He retired in 1990 but continued to teach undergraduates.

“Werner Hirsch was a national expert on state and local finance, the use of outsourcing and contracting by governments, and educational policy,” said professor emeritus Daniel J.B. Mitchell, a former UCLA colleague and collaborator.

Hirsch was born June 10, 1920, in Linz, Germany. His family fled the country in 1936 to live in what is now Israel. He immigrated to the United States in 1946 and enrolled at UC Berkeley, graduating with a bachelor’s degree in 1947 and a doctorate in economics in 1949. He started working in Berkeley’s economics department in 1949, and joined the Brookings Institution in 1952 and Washington University in St. Louis in 1953.

Armando del Moral, a Spanish-language journalist who was a member of the Hollywood Foreign Correspondents Assn. and helped establish the Golden Globes, died July 21 of natural causes in North Hollywood.

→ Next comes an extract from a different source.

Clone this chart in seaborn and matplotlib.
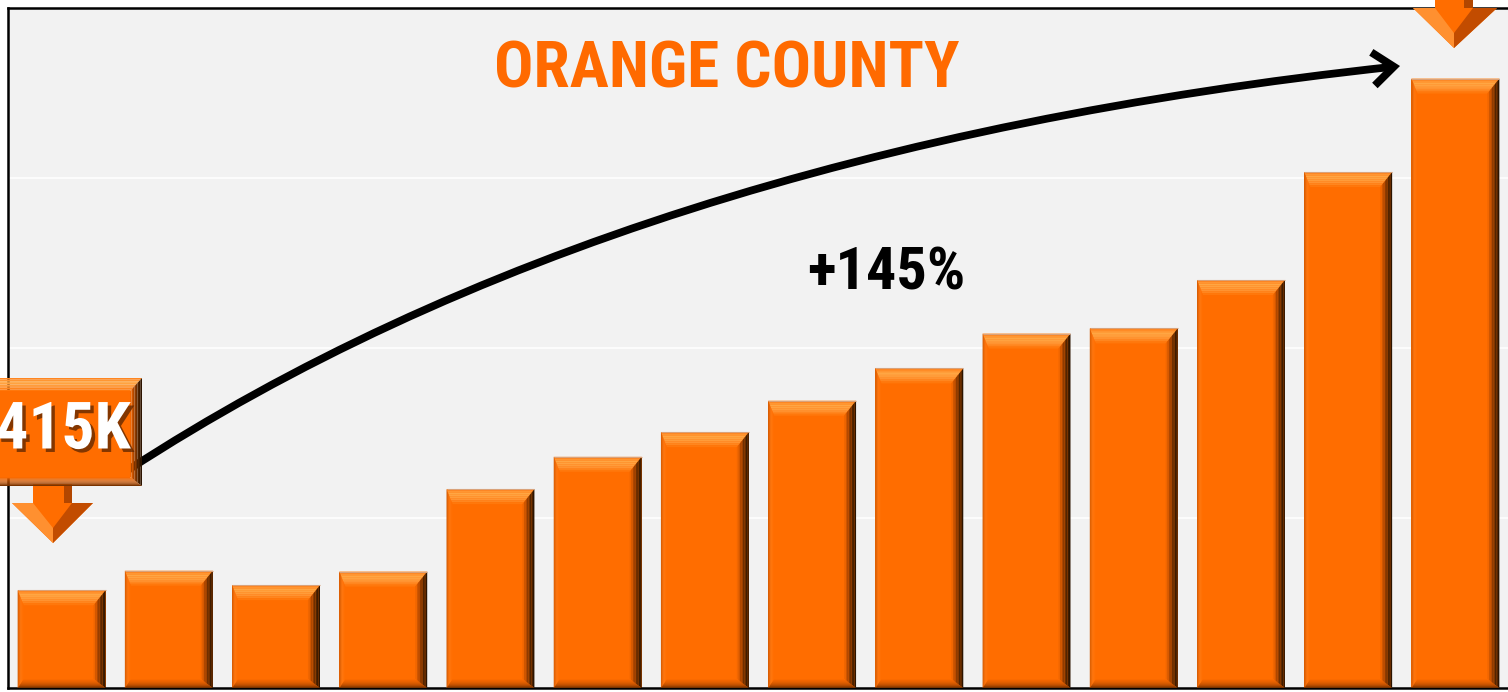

He was 93.

Naomi Sims, the first black fashion model to appear on the cover of Ladies’ Home Journal, died Saturday of cancer in Newark, N.J. She was 61. After modeling, Sims launched her own wig-making business geared toward black women. It became a multimillion-dollar beauty company.

Jim Ingram, a retired FBI agent who investigated Ku Klux Klan killings and violent acts across Mississippi in the 1960s, died of pancreatic cancer Sunday at a Jackson, Miss., hospice. He was 77. Ingram worked on many high-profile cases, including the “Mississippi Burning” slayings of civil rights workers James Chaney, Michael Schwerner and Andrew Goodman in June 1964.